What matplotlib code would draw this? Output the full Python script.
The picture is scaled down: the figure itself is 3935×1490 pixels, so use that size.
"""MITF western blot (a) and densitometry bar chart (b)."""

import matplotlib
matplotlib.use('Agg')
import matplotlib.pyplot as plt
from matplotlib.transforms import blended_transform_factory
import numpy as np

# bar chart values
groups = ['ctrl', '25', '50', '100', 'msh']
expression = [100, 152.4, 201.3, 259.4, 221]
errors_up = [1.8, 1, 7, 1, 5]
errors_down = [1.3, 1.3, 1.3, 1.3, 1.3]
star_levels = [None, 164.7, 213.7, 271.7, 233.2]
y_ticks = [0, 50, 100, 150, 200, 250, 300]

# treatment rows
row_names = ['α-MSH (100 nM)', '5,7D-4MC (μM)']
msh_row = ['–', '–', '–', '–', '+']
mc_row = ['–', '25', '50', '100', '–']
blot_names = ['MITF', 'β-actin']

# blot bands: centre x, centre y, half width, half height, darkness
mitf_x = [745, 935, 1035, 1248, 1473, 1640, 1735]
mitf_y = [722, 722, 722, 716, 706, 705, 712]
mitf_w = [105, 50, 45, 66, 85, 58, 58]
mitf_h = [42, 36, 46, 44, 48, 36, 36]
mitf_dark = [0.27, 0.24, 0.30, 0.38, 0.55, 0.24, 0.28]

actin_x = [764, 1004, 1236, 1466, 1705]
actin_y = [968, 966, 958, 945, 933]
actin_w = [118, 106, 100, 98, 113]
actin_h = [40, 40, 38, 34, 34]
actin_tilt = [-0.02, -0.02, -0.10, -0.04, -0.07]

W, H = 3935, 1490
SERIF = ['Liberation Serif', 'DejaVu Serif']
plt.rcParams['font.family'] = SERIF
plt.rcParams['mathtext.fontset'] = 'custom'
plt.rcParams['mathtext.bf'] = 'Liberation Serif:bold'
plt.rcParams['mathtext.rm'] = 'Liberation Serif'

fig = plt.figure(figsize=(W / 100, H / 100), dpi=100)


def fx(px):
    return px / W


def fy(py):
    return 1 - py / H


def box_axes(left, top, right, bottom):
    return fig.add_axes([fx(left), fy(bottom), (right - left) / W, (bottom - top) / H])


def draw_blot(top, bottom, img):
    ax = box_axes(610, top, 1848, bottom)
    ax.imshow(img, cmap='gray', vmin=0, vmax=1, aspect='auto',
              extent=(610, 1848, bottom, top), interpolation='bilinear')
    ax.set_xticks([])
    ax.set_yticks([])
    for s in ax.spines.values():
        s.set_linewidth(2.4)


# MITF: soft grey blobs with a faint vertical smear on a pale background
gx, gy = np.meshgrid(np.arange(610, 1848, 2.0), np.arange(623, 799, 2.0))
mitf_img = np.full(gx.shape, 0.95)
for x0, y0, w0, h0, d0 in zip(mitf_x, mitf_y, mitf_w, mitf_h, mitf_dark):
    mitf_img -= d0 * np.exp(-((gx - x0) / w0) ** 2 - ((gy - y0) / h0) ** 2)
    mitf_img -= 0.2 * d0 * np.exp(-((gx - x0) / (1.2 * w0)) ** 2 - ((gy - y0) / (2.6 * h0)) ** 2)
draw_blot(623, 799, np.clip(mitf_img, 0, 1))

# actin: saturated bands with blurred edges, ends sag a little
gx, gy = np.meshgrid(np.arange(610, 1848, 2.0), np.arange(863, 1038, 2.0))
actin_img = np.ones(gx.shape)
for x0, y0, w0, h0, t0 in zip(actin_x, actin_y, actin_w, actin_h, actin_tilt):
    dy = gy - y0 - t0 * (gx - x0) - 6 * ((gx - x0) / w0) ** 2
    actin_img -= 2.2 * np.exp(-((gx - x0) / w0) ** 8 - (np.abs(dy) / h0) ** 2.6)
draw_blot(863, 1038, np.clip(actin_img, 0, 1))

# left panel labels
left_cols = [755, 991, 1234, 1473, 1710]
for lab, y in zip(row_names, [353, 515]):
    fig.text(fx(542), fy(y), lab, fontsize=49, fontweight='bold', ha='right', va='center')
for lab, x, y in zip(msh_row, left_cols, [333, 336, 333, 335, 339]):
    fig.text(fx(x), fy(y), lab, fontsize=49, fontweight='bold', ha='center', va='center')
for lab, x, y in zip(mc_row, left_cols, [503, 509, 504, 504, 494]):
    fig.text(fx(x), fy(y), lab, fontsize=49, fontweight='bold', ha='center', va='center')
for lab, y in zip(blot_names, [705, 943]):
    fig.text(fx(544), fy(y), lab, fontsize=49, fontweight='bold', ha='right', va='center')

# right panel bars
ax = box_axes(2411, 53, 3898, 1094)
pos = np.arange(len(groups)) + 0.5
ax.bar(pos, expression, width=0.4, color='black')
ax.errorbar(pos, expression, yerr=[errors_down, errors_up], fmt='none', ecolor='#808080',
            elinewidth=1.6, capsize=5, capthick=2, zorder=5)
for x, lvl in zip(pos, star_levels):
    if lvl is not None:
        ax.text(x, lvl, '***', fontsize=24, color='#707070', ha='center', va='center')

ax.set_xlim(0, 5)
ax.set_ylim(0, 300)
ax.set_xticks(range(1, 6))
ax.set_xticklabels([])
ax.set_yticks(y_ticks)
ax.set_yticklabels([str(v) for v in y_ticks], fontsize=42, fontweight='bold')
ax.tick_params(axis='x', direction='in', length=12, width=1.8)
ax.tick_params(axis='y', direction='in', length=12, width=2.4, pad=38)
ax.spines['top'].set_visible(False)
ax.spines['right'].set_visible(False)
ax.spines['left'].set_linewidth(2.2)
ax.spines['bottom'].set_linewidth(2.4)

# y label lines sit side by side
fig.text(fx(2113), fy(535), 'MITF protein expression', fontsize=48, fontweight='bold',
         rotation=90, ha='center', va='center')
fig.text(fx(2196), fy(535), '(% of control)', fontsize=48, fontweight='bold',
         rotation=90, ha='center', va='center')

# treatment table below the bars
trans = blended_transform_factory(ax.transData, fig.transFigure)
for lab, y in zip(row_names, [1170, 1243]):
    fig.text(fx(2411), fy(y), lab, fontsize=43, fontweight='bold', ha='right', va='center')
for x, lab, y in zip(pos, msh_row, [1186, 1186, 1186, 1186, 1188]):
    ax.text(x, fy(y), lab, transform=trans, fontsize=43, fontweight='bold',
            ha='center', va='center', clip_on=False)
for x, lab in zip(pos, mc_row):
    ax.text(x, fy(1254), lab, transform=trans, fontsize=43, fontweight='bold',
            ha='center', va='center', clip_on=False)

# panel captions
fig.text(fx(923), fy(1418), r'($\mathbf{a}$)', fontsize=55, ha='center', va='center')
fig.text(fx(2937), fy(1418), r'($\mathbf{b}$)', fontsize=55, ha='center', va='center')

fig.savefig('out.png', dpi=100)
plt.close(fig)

Task goal — Return nothing but the lines from the first line of the listing through the line with "s.set_linewidth(2.4)", please, keeping every one of them unchanged.

Answer to the exercise —
What matplotlib code would draw this? Output the full Python script.
The picture is scaled down: the figure itself is 3935×1490 pixels, so use that size.
"""MITF western blot (a) and densitometry bar chart (b)."""

import matplotlib
matplotlib.use('Agg')
import matplotlib.pyplot as plt
from matplotlib.transforms import blended_transform_factory
import numpy as np

# bar chart values
groups = ['ctrl', '25', '50', '100', 'msh']
expression = [100, 152.4, 201.3, 259.4, 221]
errors_up = [1.8, 1, 7, 1, 5]
errors_down = [1.3, 1.3, 1.3, 1.3, 1.3]
star_levels = [None, 164.7, 213.7, 271.7, 233.2]
y_ticks = [0, 50, 100, 150, 200, 250, 300]

# treatment rows
row_names = ['α-MSH (100 nM)', '5,7D-4MC (μM)']
msh_row = ['–', '–', '–', '–', '+']
mc_row = ['–', '25', '50', '100', '–']
blot_names = ['MITF', 'β-actin']

# blot bands: centre x, centre y, half width, half height, darkness
mitf_x = [745, 935, 1035, 1248, 1473, 1640, 1735]
mitf_y = [722, 722, 722, 716, 706, 705, 712]
mitf_w = [105, 50, 45, 66, 85, 58, 58]
mitf_h = [42, 36, 46, 44, 48, 36, 36]
mitf_dark = [0.27, 0.24, 0.30, 0.38, 0.55, 0.24, 0.28]

actin_x = [764, 1004, 1236, 1466, 1705]
actin_y = [968, 966, 958, 945, 933]
actin_w = [118, 106, 100, 98, 113]
actin_h = [40, 40, 38, 34, 34]
actin_tilt = [-0.02, -0.02, -0.10, -0.04, -0.07]

W, H = 3935, 1490
SERIF = ['Liberation Serif', 'DejaVu Serif']
plt.rcParams['font.family'] = SERIF
plt.rcParams['mathtext.fontset'] = 'custom'
plt.rcParams['mathtext.bf'] = 'Liberation Serif:bold'
plt.rcParams['mathtext.rm'] = 'Liberation Serif'

fig = plt.figure(figsize=(W / 100, H / 100), dpi=100)


def fx(px):
    return px / W


def fy(py):
    return 1 - py / H


def box_axes(left, top, right, bottom):
    return fig.add_axes([fx(left), fy(bottom), (right - left) / W, (bottom - top) / H])


def draw_blot(top, bottom, img):
    ax = box_axes(610, top, 1848, bottom)
    ax.imshow(img, cmap='gray', vmin=0, vmax=1, aspect='auto',
              extent=(610, 1848, bottom, top), interpolation='bilinear')
    ax.set_xticks([])
    ax.set_yticks([])
    for s in ax.spines.values():
        s.set_linewidth(2.4)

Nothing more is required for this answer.